Given information:
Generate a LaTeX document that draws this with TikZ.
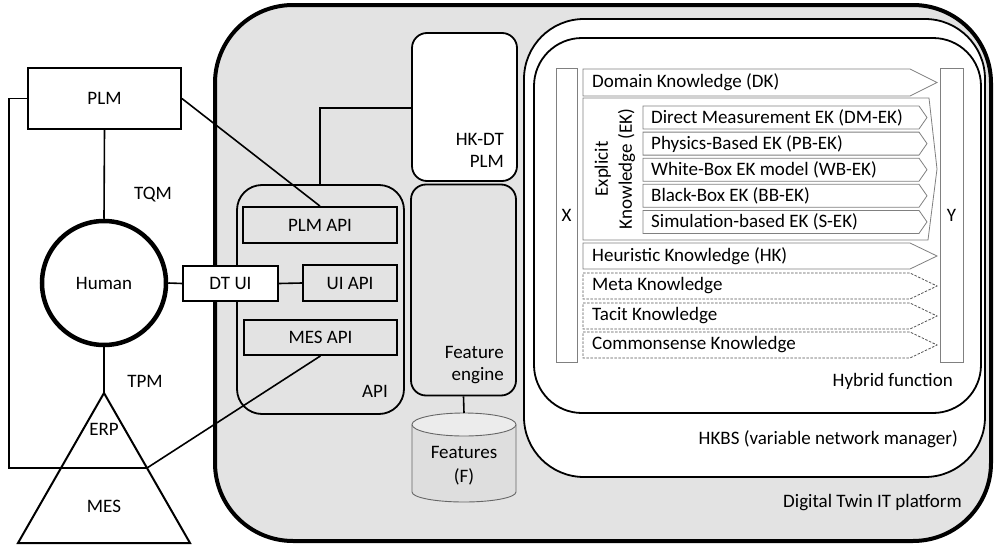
\documentclass[tikz,border=0pt]{standalone}
\usepackage{fontspec}
\setmainfont{Carlito}
\definecolor{bggray}{HTML}{E3E3E3}
\definecolor{kgray}{HTML}{808080}
\definecolor{dgray}{HTML}{555555}
\definecolor{cylbody}{HTML}{DEDEDE}
\definecolor{cyltop}{HTML}{ECECEC}
\begin{document}
\begin{tikzpicture}[x=1pt,y=-1pt,
  font=\fontsize{19}{22}\selectfont,
  ln/.style={line width=1.6pt},
  sqbox/.style={draw, line width=1.8pt, fill=white, inner sep=0pt},
  apibox/.style={draw, line width=1.8pt, fill=bggray, inner sep=0pt},
  txt/.style={inner sep=0pt},
  karrow/.style={draw=kgray, line width=0.8pt, fill=white},
  darrow/.style={draw=dgray, line width=0.8pt, dashed, dash pattern=on 2.5pt off 1.5pt, fill=white},
  bar/.style={draw=kgray, line width=0.8pt, fill=white},
  cyl/.style={draw=dgray!90, line width=0.9pt}]
\useasboundingbox (0,0) rectangle (994,546);

% platform
\node[draw, line width=4pt, fill=bggray, rounded corners=78pt, minimum width=776pt, minimum height=536pt] (dt) at (603,273) {};
\node[txt, anchor=east] (dtlbl) at (962,503) {Digital Twin IT platform};

% HKBS and hybrid function
\node[draw, line width=1.8pt, fill=white, rounded corners=60pt, minimum width=461pt, minimum height=458pt] (hkbs) at (754.5,248) {};
\node[txt, anchor=east] (hkbslbl) at (958,439) {HKBS (variable network manager)};
\node[draw, line width=1.8pt, fill=white, rounded corners=48pt, minimum width=447pt, minimum height=375pt] (hyb) at (757.5,225.5) {};
\node[txt, anchor=east] (hyblbl) at (953,381) {Hybrid function};

% X and Y bars
\node[bar, minimum width=21pt, minimum height=294pt] (xbar) at (566.5,215) {};
\node[txt] (xl) at (566.5,215) {X};
\node[bar, minimum width=23pt, minimum height=294pt] (ybar) at (951.5,215) {};
\node[txt] (yl) at (951.5,215) {Y};

% knowledge arrows
\draw[karrow] (583,69) -- (910,69) -- (937,82.5) -- (910,96) -- (583,96) -- cycle;
\node[txt, anchor=west] (dk) at (592,82.5) {Domain Knowledge (DK)};
\draw[karrow] (583,98) -- (929,98) -- (937,169) -- (928,240) -- (583,240) -- cycle;
\node[txt, rotate=90, align=center, font=\fontsize{19}{24}\selectfont] (ek) at (615,169) {Explicit\\Knowledge (EK)};
\foreach \c/\t/\n in {117.5/Direct Measurement EK (DM-EK)/dm,
                      143.6/Physics-Based EK (PB-EK)/pb,
                      169.7/White-Box EK model (WB-EK)/wb,
                      195.8/Black-Box EK (BB-EK)/bb,
                      221.9/Simulation-based EK (S-EK)/se}{
  \draw[karrow] (643,\c-11.5) -- (919,\c-11.5) -- (927,\c) -- (919,\c+11.5) -- (643,\c+11.5) -- cycle;
  \node[txt, anchor=west] (\n) at (651,\c) {\t};
}
\draw[karrow] (583,243) -- (910,243) -- (937,256) -- (910,269) -- (583,269) -- cycle;
\node[txt, anchor=west] (hk) at (592,256) {Heuristic Knowledge (HK)};
\foreach \c/\t/\n in {286/Meta Knowledge/mk, 316/Tacit Knowledge/tk, 345/Commonsense Knowledge/ck}{
  \draw[darrow] (583,\c-13) -- (910,\c-13) -- (937,\c) -- (910,\c+13) -- (583,\c+13) -- cycle;
  \node[txt, anchor=west] (\n) at (592,\c) {\t};
}

% HK-DT PLM, feature engine, features
\node[draw, line width=1.8pt, fill=white, rounded corners=15pt, minimum width=105pt, minimum height=148pt] (hkdt) at (464.5,107) {};
\node[txt, anchor=east, align=right] (hkdtlbl) at (504,150) {HK-DT\\PLM};
\node[draw, line width=1.8pt, fill=bggray, rounded corners=15pt, minimum width=105pt, minimum height=211pt] (fe) at (463.5,290) {};
\node[txt, anchor=east, align=right] (felbl) at (504,365) {Feature\\engine};
\draw[cyl, fill=cylbody] (412,424.5) -- (412,492) arc[start angle=180, end angle=360, x radius=52, y radius=-10] -- (516,424.5);
\draw[cyl, fill=cyltop] (464,424.5) ellipse[x radius=52, y radius=11.5];
\coordinate (feattop) at (464,413);
\node[txt, align=center, font=\fontsize{19}{24}\selectfont] (feat) at (464,466) {Features\\(F)};
\draw[ln] (fe.south) -- (feattop);

% API
\node[draw, line width=1.8pt, fill=bggray, rounded corners=25pt, minimum width=167pt, minimum height=229pt] (api) at (320.5,299.5) {};
\node[txt, anchor=east] (apilbl) at (388,391) {API};
\node[apibox, minimum width=154pt, minimum height=36pt] (plmapi) at (320,225) {PLM API};
\node[apibox, minimum width=94pt, minimum height=36pt] (uiapi) at (350,283) {UI API};
\node[apibox, minimum width=153pt, minimum height=35pt] (mesapi) at (320.5,337.5) {MES API};
\draw[ln] (hkdt.west |- 0,108) -| (api.north -| 320,0);

% left side
\node[sqbox, minimum width=153pt, minimum height=61pt] (plm) at (104.5,98.5) {PLM};
\node[draw, circle, line width=4.5pt, fill=white, minimum size=124pt, inner sep=0pt] (human) at (104,283) {Human};
\node[sqbox, minimum width=95pt, minimum height=35pt] (dtui) at (230.5,283.5) {DT UI};
\coordinate (apex) at (104,393);
\coordinate (bl) at (18,543);
\coordinate (br) at (190,543);
\coordinate (erpr) at (147,468);
\coordinate (loopl) at (9,468);
\draw[line width=2pt, fill=white, line join=miter] (apex) -- (br) -- (bl) -- cycle;
\node[txt] (erp) at (104,429) {ERP};
\node[txt] (mes) at (104,506) {MES};
\node[txt] (tqm) at (153,195) {TQM};
\node[txt] (tpm) at (145,381) {TPM};

\draw[ln] (plm.south) -- (human.north);
\draw[ln] (human.south) -- (apex);
\draw[ln] (plm.west) -| (loopl) -- (erpr);
\draw[ln] (erpr) -- (mesapi.south);
\draw[ln] (plm.east) -- (plmapi.north);
\draw[ln] (human.east) -- (dtui.west);
\draw[ln] (dtui.east) -- (uiapi.west);
\end{tikzpicture}
\end{document}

What to produce:
From the first line of the material down to the line containing "(0,0) rectangle (994,546);", inclusive, return each line exactly, skipping any picture.

Correct output:
Generate a LaTeX document that draws this with TikZ.
\documentclass[tikz,border=0pt]{standalone}
\usepackage{fontspec}
\setmainfont{Carlito}
\definecolor{bggray}{HTML}{E3E3E3}
\definecolor{kgray}{HTML}{808080}
\definecolor{dgray}{HTML}{555555}
\definecolor{cylbody}{HTML}{DEDEDE}
\definecolor{cyltop}{HTML}{ECECEC}
\begin{document}
\begin{tikzpicture}[x=1pt,y=-1pt,
  font=\fontsize{19}{22}\selectfont,
  ln/.style={line width=1.6pt},
  sqbox/.style={draw, line width=1.8pt, fill=white, inner sep=0pt},
  apibox/.style={draw, line width=1.8pt, fill=bggray, inner sep=0pt},
  txt/.style={inner sep=0pt},
  karrow/.style={draw=kgray, line width=0.8pt, fill=white},
  darrow/.style={draw=dgray, line width=0.8pt, dashed, dash pattern=on 2.5pt off 1.5pt, fill=white},
  bar/.style={draw=kgray, line width=0.8pt, fill=white},
  cyl/.style={draw=dgray!90, line width=0.9pt}]
\useasboundingbox (0,0) rectangle (994,546);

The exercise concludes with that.